Information supplied:
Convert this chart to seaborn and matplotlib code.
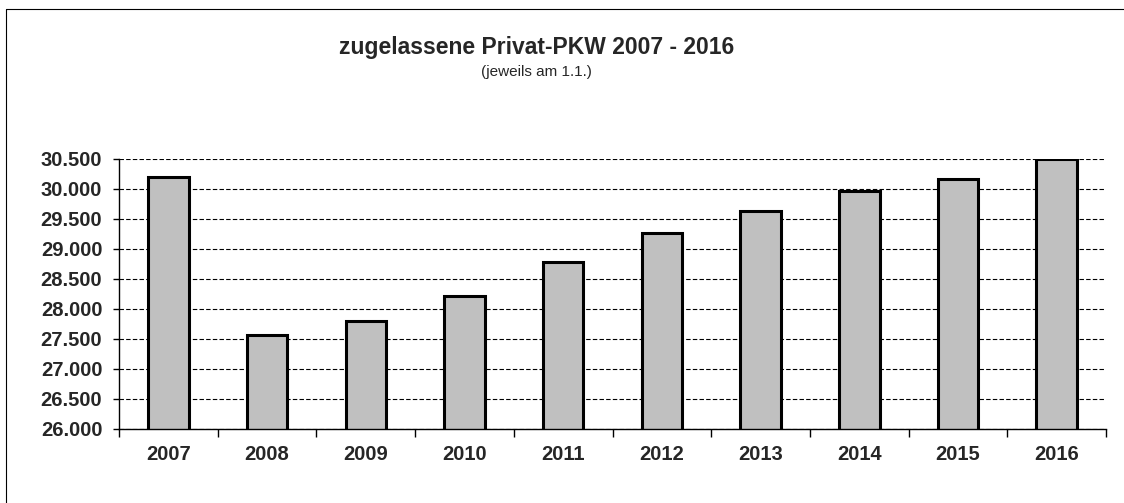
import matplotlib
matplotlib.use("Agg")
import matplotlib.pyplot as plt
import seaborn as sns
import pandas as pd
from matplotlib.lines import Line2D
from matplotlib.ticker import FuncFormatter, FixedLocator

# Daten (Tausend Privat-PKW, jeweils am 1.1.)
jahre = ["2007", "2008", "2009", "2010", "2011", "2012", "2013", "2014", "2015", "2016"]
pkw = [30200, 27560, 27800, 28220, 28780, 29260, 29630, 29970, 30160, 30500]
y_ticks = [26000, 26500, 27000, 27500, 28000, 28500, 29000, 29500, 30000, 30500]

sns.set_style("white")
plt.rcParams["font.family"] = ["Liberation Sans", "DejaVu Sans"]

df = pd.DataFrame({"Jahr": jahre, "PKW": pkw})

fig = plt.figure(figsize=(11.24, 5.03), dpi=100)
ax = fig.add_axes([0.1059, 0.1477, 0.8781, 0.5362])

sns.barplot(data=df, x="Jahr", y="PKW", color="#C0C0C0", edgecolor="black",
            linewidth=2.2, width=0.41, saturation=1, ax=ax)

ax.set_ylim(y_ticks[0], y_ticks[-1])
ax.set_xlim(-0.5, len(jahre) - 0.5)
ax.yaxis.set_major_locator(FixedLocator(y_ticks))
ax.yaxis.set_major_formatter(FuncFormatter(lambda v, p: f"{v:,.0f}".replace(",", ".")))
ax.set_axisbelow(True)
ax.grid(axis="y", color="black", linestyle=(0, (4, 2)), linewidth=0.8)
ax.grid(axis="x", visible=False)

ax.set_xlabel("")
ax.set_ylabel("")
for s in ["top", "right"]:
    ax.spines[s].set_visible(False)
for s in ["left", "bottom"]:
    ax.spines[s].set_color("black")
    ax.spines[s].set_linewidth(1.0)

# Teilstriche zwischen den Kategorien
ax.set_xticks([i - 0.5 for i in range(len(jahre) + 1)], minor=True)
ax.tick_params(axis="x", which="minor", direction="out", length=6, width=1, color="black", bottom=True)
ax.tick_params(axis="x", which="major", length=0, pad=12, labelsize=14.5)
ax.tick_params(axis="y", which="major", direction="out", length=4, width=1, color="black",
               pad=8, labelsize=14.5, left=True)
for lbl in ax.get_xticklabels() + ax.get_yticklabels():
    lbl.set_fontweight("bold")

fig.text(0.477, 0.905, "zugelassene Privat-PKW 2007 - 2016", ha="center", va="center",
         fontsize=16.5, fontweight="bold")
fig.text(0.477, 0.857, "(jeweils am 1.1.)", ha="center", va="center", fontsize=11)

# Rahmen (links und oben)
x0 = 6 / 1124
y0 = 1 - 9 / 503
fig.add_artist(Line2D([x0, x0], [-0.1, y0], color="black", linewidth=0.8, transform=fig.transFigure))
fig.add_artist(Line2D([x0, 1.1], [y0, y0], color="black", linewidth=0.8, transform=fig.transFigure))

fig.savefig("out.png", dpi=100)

Stated problem: Leave out any pictures and return exactly the lines from the beginning of the data through the line with "ax = fig.add_axes([0.1059, 0.1477, 0.8781, 0.5362])", inclusive.

Exercise response:
Convert this chart to seaborn and matplotlib code.
import matplotlib
matplotlib.use("Agg")
import matplotlib.pyplot as plt
import seaborn as sns
import pandas as pd
from matplotlib.lines import Line2D
from matplotlib.ticker import FuncFormatter, FixedLocator

# Daten (Tausend Privat-PKW, jeweils am 1.1.)
jahre = ["2007", "2008", "2009", "2010", "2011", "2012", "2013", "2014", "2015", "2016"]
pkw = [30200, 27560, 27800, 28220, 28780, 29260, 29630, 29970, 30160, 30500]
y_ticks = [26000, 26500, 27000, 27500, 28000, 28500, 29000, 29500, 30000, 30500]

sns.set_style("white")
plt.rcParams["font.family"] = ["Liberation Sans", "DejaVu Sans"]

df = pd.DataFrame({"Jahr": jahre, "PKW": pkw})

fig = plt.figure(figsize=(11.24, 5.03), dpi=100)
ax = fig.add_axes([0.1059, 0.1477, 0.8781, 0.5362])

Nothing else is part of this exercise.